◆ **Data shown**:

- - -

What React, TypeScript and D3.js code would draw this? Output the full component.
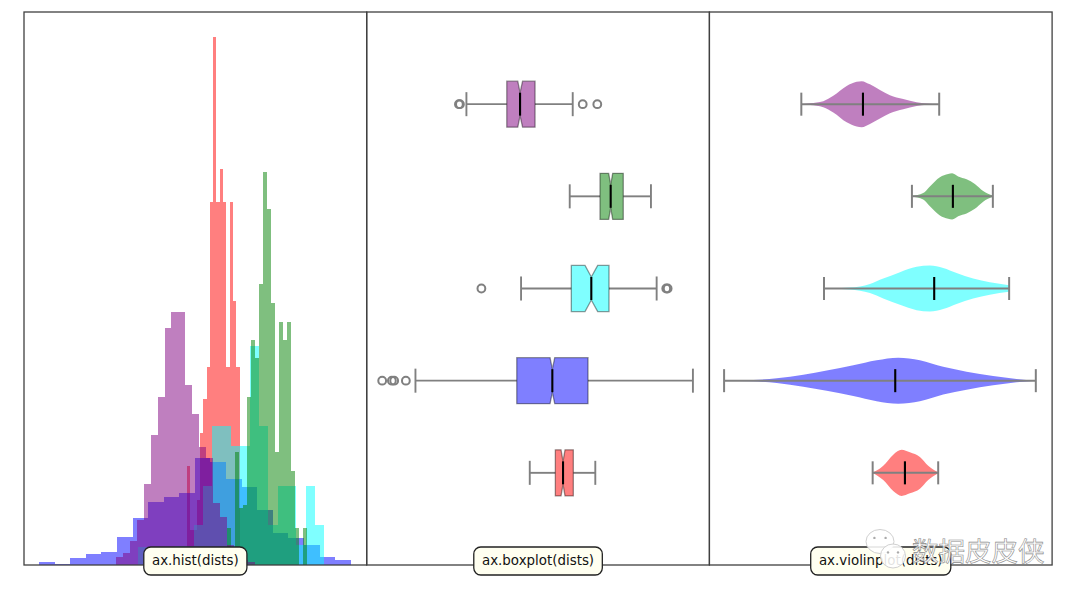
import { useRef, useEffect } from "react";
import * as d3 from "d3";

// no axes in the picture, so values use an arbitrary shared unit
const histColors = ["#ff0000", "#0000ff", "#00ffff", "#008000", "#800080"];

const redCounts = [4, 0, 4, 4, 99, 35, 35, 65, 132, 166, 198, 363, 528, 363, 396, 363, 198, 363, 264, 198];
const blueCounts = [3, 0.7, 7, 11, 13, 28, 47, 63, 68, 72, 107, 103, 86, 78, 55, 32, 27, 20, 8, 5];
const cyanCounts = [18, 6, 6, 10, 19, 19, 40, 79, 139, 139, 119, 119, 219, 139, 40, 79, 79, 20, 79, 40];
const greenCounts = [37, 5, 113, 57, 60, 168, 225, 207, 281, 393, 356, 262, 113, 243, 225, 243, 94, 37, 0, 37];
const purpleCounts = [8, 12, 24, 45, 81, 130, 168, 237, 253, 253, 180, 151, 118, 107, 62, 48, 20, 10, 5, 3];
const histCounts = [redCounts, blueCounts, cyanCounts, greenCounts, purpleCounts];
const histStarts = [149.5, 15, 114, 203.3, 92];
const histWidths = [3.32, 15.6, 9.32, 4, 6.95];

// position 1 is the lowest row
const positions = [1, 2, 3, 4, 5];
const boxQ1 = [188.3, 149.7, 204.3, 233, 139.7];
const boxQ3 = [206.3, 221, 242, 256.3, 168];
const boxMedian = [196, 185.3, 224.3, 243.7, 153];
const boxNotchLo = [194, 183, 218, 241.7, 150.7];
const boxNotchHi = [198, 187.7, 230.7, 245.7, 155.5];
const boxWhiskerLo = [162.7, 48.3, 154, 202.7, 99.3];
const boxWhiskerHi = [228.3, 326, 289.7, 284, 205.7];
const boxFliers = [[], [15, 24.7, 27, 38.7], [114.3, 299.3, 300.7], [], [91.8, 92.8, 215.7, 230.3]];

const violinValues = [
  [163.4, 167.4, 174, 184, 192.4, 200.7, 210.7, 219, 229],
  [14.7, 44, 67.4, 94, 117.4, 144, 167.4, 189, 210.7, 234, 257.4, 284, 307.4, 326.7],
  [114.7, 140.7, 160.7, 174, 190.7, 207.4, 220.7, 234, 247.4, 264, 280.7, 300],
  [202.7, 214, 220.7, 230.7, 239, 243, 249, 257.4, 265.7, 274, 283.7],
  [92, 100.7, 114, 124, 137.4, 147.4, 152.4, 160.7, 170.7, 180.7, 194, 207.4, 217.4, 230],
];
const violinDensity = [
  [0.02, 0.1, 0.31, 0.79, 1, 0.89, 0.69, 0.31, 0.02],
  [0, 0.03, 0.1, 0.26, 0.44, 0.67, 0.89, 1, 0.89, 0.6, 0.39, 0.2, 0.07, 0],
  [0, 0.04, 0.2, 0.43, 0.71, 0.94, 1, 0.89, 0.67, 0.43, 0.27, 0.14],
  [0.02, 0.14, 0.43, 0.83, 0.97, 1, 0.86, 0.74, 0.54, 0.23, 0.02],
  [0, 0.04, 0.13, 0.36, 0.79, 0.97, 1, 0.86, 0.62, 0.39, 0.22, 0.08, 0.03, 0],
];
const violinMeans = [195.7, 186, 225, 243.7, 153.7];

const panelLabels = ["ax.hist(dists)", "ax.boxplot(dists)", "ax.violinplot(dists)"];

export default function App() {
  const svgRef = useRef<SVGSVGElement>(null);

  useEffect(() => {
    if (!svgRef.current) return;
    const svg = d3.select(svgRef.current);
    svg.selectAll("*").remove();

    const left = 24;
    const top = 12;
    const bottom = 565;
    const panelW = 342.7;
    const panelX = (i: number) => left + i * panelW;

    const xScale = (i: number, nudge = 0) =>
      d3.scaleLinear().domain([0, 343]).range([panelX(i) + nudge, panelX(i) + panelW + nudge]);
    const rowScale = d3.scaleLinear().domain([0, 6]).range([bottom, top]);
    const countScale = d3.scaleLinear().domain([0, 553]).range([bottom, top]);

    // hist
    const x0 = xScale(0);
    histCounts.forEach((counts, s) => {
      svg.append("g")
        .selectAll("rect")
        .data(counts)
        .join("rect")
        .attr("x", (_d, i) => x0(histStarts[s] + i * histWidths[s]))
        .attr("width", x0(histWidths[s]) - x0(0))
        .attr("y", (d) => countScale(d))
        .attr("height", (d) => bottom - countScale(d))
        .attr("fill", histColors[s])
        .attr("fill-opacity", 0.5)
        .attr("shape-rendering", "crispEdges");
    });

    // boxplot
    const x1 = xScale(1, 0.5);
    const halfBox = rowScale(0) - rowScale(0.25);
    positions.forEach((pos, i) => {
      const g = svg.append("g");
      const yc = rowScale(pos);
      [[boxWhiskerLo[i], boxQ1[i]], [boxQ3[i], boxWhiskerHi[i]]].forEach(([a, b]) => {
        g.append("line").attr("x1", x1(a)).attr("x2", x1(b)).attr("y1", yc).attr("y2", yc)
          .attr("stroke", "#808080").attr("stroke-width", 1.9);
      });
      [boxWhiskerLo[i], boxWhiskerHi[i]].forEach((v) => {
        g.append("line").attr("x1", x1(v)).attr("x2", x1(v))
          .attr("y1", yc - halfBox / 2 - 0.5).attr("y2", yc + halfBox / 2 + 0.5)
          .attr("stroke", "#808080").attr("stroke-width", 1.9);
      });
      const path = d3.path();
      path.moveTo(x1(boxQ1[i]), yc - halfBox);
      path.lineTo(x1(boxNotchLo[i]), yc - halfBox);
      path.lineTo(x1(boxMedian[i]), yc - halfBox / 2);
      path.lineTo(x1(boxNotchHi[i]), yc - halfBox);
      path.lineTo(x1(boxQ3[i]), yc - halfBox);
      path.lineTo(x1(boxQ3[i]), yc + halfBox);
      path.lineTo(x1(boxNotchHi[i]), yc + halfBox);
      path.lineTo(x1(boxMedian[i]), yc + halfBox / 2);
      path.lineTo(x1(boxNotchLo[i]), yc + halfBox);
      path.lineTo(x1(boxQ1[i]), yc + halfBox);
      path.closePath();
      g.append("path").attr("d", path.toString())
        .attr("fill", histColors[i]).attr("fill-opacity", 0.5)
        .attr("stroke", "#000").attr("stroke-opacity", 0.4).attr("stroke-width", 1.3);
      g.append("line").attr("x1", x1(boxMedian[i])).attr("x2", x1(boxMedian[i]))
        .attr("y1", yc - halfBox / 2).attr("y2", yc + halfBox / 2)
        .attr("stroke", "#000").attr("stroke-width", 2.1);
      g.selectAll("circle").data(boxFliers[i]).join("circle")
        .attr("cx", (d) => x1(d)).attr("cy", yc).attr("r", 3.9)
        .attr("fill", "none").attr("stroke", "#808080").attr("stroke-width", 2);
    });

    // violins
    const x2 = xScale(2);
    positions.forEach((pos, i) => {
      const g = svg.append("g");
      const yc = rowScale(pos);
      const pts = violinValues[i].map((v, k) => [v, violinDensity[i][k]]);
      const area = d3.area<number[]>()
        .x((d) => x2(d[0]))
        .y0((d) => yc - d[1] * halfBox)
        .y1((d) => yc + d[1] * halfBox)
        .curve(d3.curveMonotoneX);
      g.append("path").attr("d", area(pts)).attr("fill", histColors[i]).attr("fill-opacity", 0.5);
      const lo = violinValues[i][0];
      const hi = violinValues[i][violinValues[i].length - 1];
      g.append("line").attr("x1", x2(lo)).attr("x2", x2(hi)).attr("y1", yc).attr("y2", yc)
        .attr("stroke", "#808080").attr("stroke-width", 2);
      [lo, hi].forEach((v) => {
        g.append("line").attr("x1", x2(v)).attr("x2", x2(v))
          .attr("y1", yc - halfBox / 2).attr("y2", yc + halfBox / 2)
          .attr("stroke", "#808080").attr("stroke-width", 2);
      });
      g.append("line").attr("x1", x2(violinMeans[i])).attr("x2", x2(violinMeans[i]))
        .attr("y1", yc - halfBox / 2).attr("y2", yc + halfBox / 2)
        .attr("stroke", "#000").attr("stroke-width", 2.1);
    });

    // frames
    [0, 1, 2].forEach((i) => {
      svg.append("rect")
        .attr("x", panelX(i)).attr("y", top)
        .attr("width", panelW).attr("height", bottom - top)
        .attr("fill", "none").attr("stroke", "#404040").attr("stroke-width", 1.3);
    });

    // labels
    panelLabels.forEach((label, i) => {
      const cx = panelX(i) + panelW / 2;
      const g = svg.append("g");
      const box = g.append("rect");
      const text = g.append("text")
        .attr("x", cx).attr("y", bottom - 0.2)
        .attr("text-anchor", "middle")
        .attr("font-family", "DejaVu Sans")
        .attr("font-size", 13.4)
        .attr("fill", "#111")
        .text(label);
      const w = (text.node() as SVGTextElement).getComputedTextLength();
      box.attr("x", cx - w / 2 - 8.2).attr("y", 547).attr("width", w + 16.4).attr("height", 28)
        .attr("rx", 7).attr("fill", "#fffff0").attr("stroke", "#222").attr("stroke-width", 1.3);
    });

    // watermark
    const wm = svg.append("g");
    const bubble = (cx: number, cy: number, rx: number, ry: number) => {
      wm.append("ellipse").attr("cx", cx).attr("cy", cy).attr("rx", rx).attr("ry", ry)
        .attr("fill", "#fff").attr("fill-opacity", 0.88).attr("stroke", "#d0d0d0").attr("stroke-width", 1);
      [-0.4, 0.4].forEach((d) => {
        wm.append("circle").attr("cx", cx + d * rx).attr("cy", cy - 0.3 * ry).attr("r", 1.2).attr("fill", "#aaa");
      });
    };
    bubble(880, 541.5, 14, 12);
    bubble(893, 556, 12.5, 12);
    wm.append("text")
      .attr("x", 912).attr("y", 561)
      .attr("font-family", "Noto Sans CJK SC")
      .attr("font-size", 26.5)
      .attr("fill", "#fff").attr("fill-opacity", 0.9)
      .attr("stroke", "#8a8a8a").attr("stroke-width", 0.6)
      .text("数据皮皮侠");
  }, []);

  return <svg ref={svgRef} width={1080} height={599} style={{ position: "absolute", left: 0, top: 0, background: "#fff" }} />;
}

- - -

◆ **Directions for this task**:
Pictures stay out. Print the data exactly, from its first line through the line containing "const histWidths = [3.32, 15.6, 9.32, 4, 6.95];".

◆ **Solved exercise**:
What React, TypeScript and D3.js code would draw this? Output the full component.
import { useRef, useEffect } from "react";
import * as d3 from "d3";

// no axes in the picture, so values use an arbitrary shared unit
const histColors = ["#ff0000", "#0000ff", "#00ffff", "#008000", "#800080"];

const redCounts = [4, 0, 4, 4, 99, 35, 35, 65, 132, 166, 198, 363, 528, 363, 396, 363, 198, 363, 264, 198];
const blueCounts = [3, 0.7, 7, 11, 13, 28, 47, 63, 68, 72, 107, 103, 86, 78, 55, 32, 27, 20, 8, 5];
const cyanCounts = [18, 6, 6, 10, 19, 19, 40, 79, 139, 139, 119, 119, 219, 139, 40, 79, 79, 20, 79, 40];
const greenCounts = [37, 5, 113, 57, 60, 168, 225, 207, 281, 393, 356, 262, 113, 243, 225, 243, 94, 37, 0, 37];
const purpleCounts = [8, 12, 24, 45, 81, 130, 168, 237, 253, 253, 180, 151, 118, 107, 62, 48, 20, 10, 5, 3];
const histCounts = [redCounts, blueCounts, cyanCounts, greenCounts, purpleCounts];
const histStarts = [149.5, 15, 114, 203.3, 92];
const histWidths = [3.32, 15.6, 9.32, 4, 6.95];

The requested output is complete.